" Un jour viendra " de Guilia Caminito 19/20
Accroché aux collines des Marches, sur la côte Est italienne, se situe le village de Serra de' Conti. Là, vivent Lupo et Nicola, deux enfants nés d'une famille nombreuse, pauvre et où l'amour familial fait cruellement défaut. Voyant son petit frère, fragile et inadapté à la vie rude de tous les jours, Lupo se donne pour objectif de protéger Nicola, l'enfant au doux visage de prince. Le duo devient trois le jour où Lupo apprivoise un louveteau qu'il sauve de la mort. Ainsi, armés de leur affection inébranlable, ils seront mutuellement un soutien l'un pour l'autre. Malheureusement, des tensions sociales règnent dans le pays où des inégalités criantes apparaissent entre les régions. Républicains, pacifistes, socialistes et anarchistes se partagent en lutte de pouvoir, l'instabilité demeure, de surcroît, un conflit mondial se profile à l'horizon. Rien ne va plus.
Quelle heureuse idée des éditions Gallmeister de ne plus se cantonner aux Etats-Unis, ainsi cette histoire italienne n'a pas à frémir de la comparaison avec les plumes américaines. La meilleure impression de ce récit est issue de cette langue à la fois rugueuse et charnue, toute belle de fulgurances passionnées et lyriques. Cette parole qui reflète l'âpreté de la vie d'alors. On en redemande !

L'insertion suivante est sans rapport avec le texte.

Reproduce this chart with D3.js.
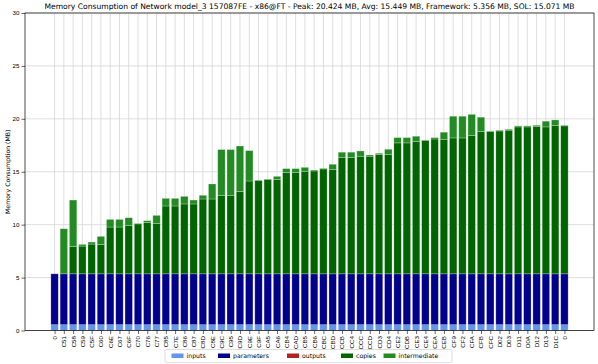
<!DOCTYPE html>
<html>
<head>
<meta charset="utf-8">
<script src="https://cdn.jsdelivr.net/npm/d3@7"></script>
<style>
  body { margin: 0; background: #fff; }
  svg { font-family: "DejaVu Sans", sans-serif; }
</style>
</head>
<body>
<div id="chart"></div>
<script>
/* Stacked memory consumption per layer */

const categories = ["0", "C51", "C58", "C59", "C5F", "C60", "C6E", "C67", "C6F", "C70",
    "C76", "C77", "C85", "C7E", "C86", "C87", "C8D", "C8E", "C9C", "C95",
    "C9D", "C9E", "C9F", "CA5", "CA6", "CB4", "CAD", "CB5", "CB6", "CBC",
    "CBD", "CCB", "CC4", "CCC", "CCD", "CD3", "CD4", "CE2", "CDB", "CE3",
    "CE4", "CEA", "CEB", "CF9", "CF2", "CFA", "CFB", "CFC", "D02", "D03",
    "D11", "D0A", "D12", "D13", "D1C", "0"];

const inputs = [0.55, 0.55, 0.55, 0.55, 0.55, 0.55, 0.55, 0.55, 0.55, 0.55,
    0.55, 0.55, 0.55, 0.55, 0.55, 0.55, 0.55, 0.55, 0.55, 0.55,
    0.55, 0.55, 0.55, 0.55, 0.55, 0.55, 0.55, 0.55, 0.55, 0.55,
    0.55, 0.55, 0.55, 0.55, 0.55, 0.55, 0.55, 0.55, 0.55, 0.55,
    0.55, 0.55, 0.55, 0.55, 0.55, 0.55, 0.55, 0.55, 0.55, 0.55,
    0.55, 0.55, 0.55, 0.55, 0.55, 0.55];

const parameters = [4.806, 4.806, 4.806, 4.806, 4.806, 4.806, 4.806, 4.806, 4.806, 4.806,
    4.806, 4.806, 4.806, 4.806, 4.806, 4.806, 4.806, 4.806, 4.806, 4.806,
    4.806, 4.806, 4.806, 4.806, 4.806, 4.806, 4.806, 4.806, 4.806, 4.806,
    4.806, 4.806, 4.806, 4.806, 4.806, 4.806, 4.806, 4.806, 4.806, 4.806,
    4.806, 4.806, 4.806, 4.806, 4.806, 4.806, 4.806, 4.806, 4.806, 4.806,
    4.806, 4.806, 4.806, 4.806, 4.806, 4.806];

const outputs = [0, 0, 0, 0, 0, 0, 0, 0, 0, 0,
    0, 0, 0, 0, 0, 0, 0, 0, 0, 0,
    0, 0, 0, 0, 0, 0, 0, 0, 0, 0,
    0, 0, 0, 0, 0, 0, 0, 0, 0, 0,
    0, 0, 0, 0, 0, 0, 0, 0, 0, 0,
    0, 0, 0, 0, 0, 0];

const copies = [0, 0, 2.59, 2.62, 2.81, 2.78, 4.42, 4.42, 4.58, 4.72,
    4.86, 4.77, 6.41, 6.41, 6.60, 6.60, 7.07, 7.07, 7.42, 7.42,
    7.79, 8.77, 8.82, 8.92, 8.90, 9.59, 9.59, 9.69, 9.72, 9.91,
    9.84, 10.98, 10.98, 11.11, 11.11, 11.26, 11.26, 12.37, 12.37, 12.49,
    12.59, 12.74, 12.71, 12.84, 12.84, 13.06, 13.44, 13.44, 13.50, 13.57,
    13.88, 13.88, 13.94, 13.88, 14.01, 13.98];

const intermediate = [0, 4.26, 4.38, 0.16, 0.19, 0.76, 0.72, 0.72, 0.72, 0.05,
    0.16, 0.75, 0.72, 0.72, 0.72, 0.37, 0.35, 1.42, 4.32, 4.32,
    4.29, 2.87, 0.04, 0.04, 0.31, 0.35, 0.35, 0.37, 0.09, 0.06,
    0.51, 0.51, 0.51, 0.50, 0.12, 0.13, 0.51, 0.50, 0.50, 0.51,
    0.06, 0.13, 0.67, 2.05, 2.05, 2.01, 1.36, 0.06, 0.07, 0.09,
    0.10, 0.10, 0.10, 0.54, 0.53, 0.06];

const seriesNames = ["inputs", "parameters", "outputs", "copies", "intermediate"];
const yTicks = [0, 5, 10, 15, 20, 25, 30];
const title = "Memory Consumption of Network model_3 157087FE - x86@FT - Peak: 20.424 MB, Avg: 15.449 MB, Framework: 5.356 MB, SOL: 15.071 MB";

// Page layout
const width = 598,
      height = 364,
      margin = ({ top: 13, right: 4, bottom: 33.5, left: 25 });

const colors = {
    inputs: "#6495ed",
    parameters: "#00008b",
    outputs: "#b22222",
    copies: "#006400",
    intermediate: "#228b22"
};

// build rows for the stack
let data = categories.map((c, i) => ({
    idx: i,
    name: c,
    inputs: inputs[i],
    parameters: parameters[i],
    outputs: outputs[i],
    copies: copies[i],
    intermediate: intermediate[i]
}));

let stacked = d3.stack().keys(seriesNames)(data);

let svg = d3.select("#chart")
    .append("svg")
    .attr("width", width)
    .attr("height", height);

// matplotlib style: bars 0.8 wide, 5% margin each side
const n = categories.length,
      span = (n - 1) + 0.8;

let x = d3.scaleLinear()
    .domain([-0.4 - 0.05 * span, n - 1 + 0.4 + 0.05 * span])
    .range([margin.left, width - margin.right]);

let y = d3.scaleLinear()
    .domain([0, 30])
    .range([height - margin.bottom, margin.top]);

const barW = x(0.8) - x(0);

// grid lines
svg.append("g")
    .selectAll("line")
    .data(data)
    .join("line")
    .attr("x1", d => x(d.idx))
    .attr("x2", d => x(d.idx))
    .attr("y1", y(0))
    .attr("y2", y(30))
    .attr("stroke", "#d6d6d6")
    .attr("stroke-width", 0.8);

svg.append("g")
    .selectAll("line")
    .data(yTicks)
    .join("line")
    .attr("x1", margin.left)
    .attr("x2", width - margin.right)
    .attr("y1", d => y(d))
    .attr("y2", d => y(d))
    .attr("stroke", "#d6d6d6")
    .attr("stroke-width", 0.8);

// stacked bars
svg.append("g")
    .selectAll("g")
    .data(stacked)
    .join("g")
    .attr("fill", d => colors[d.key])
    .selectAll("rect")
    .data(d => d.filter(s => s[1] - s[0] > 0))
    .join("rect")
    .attr("x", d => x(d.data.idx) - barW / 2)
    .attr("width", barW)
    .attr("y", d => y(d[1]))
    .attr("height", d => y(d[0]) - y(d[1]))
    .attr("stroke", "rgba(255,255,255,0.35)")
    .attr("stroke-width", 0.7);

// axes
let yAxis = svg.append("g")
    .attr("transform", `translate(${margin.left},0)`)
    .call(d3.axisLeft(y).tickValues(yTicks).tickSize(3.5).tickPadding(2));

let xAxis = svg.append("g")
    .attr("transform", `translate(0,${y(0)})`)
    .call(d3.axisBottom(x).tickValues(d3.range(n)).tickFormat(i => categories[i]).tickSize(3.5).tickPadding(2));

xAxis.selectAll("text")
    .attr("transform", "rotate(-90)")
    .attr("text-anchor", "end")
    .attr("dy", "0.32em")
    .attr("x", -5.5)
    .attr("y", 0);

for (let ax of [xAxis, yAxis]) {
    ax.select(".domain").remove();
    ax.selectAll("text").style("font-size", "6.2px").attr("fill", "#000");
    ax.selectAll("line").attr("stroke", "#000").attr("stroke-width", 0.6);
}

// frame
svg.append("rect")
    .attr("x", margin.left)
    .attr("y", margin.top)
    .attr("width", width - margin.left - margin.right)
    .attr("height", y(0) - margin.top)
    .attr("fill", "none")
    .attr("stroke", "#000")
    .attr("stroke-width", 0.7);

// title and y label
svg.append("text")
    .attr("x", (margin.left + width - margin.right) / 2)
    .attr("y", 9)
    .attr("text-anchor", "middle")
    .style("font-size", "7.6px")
    .text(title);

svg.append("text")
    .attr("transform", `translate(8,${(y(0) + y(30)) / 2}) rotate(-90)`)
    .attr("text-anchor", "middle")
    .attr("dy", "0.35em")
    .style("font-size", "6.2px")
    .text("Memory Consumption (MB)");

// legend
let legend = svg.append("g");

legend.append("rect")
    .attr("x", 165)
    .attr("y", 349.5)
    .attr("width", 287)
    .attr("height", 13)
    .attr("rx", 1.5)
    .attr("fill", "#fff")
    .attr("stroke", "#d0d0d0")
    .attr("stroke-width", 0.7);

const legendX = [171.5, 218, 287, 341, 383.5];

let item = legend.selectAll(".item")
    .data(seriesNames)
    .join("g")
    .attr("class", "item")
    .attr("transform", (d, i) => `translate(${legendX[i]},356)`);

item.append("rect")
    .attr("x", 0)
    .attr("y", -2.5)
    .attr("width", 12)
    .attr("height", 4.5)
    .attr("fill", d => colors[d]);

item.append("text")
    .attr("x", 15)
    .attr("dy", "0.32em")
    .style("font-size", "6.2px")
    .text(d => d);
</script>
</body>
</html>
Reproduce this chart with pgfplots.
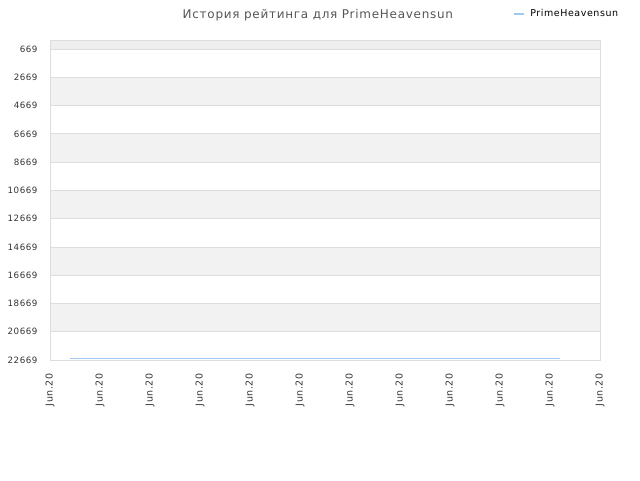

De surcroît, Guilia Caminito entremêle avec maestria les histoires personnelles avec celles de l'Histoire en marche. Lupo et sa fratrie ne sont que des polichinelles ballotés par le vent d'un monde qui vacille sur ses fondations. Quand des idées de liberté et d'anarchisme naissent dans l'esprit de Lupo, l'état italien, ivre de sa suffisance, laisse ses fusils répondre. Et que dire de Soeur Clara, l'abbesse du couvent qui domine Serra de' Conti, une jeune femme noire enlevée à son Soudan natal lors de son enfance, et qui saura, sous le joug d'une église autoritaire, savoir se faire aimer par la force d'une opiniâtreté à toute épreuve. Ce même monastère qui cache derrière ses séculaires murs de pierres un secret honteux qu'un lecteur attentif parviendra à résoudre avant sa révélation, mais peu importe, l'essentiel n'est pas là. L'essentiel est dans le chamboulement d'une narration qui procède par petites touches, ici ou là, pour qu'au final un tableau digne des plus grands peintres surgisse.
Et n'oublions jamais qu'une nation qui n'écoutent pas son peuple fait inexorablement le nid d'esprits révolutionnaires, qui, à force de frustrations et d'exacerbations pavent l'horrible voie du totalitarisme ou du fascisme, ce qui est le même, dans le cadre de ce récit.
A la fois tragique et bouleversant, inspiré de nombreux faits historiques, la réverbération de ce roman est amplifiée grâce à une plume magistrale. A lire pour tous les amoureux des livres d'exceptions.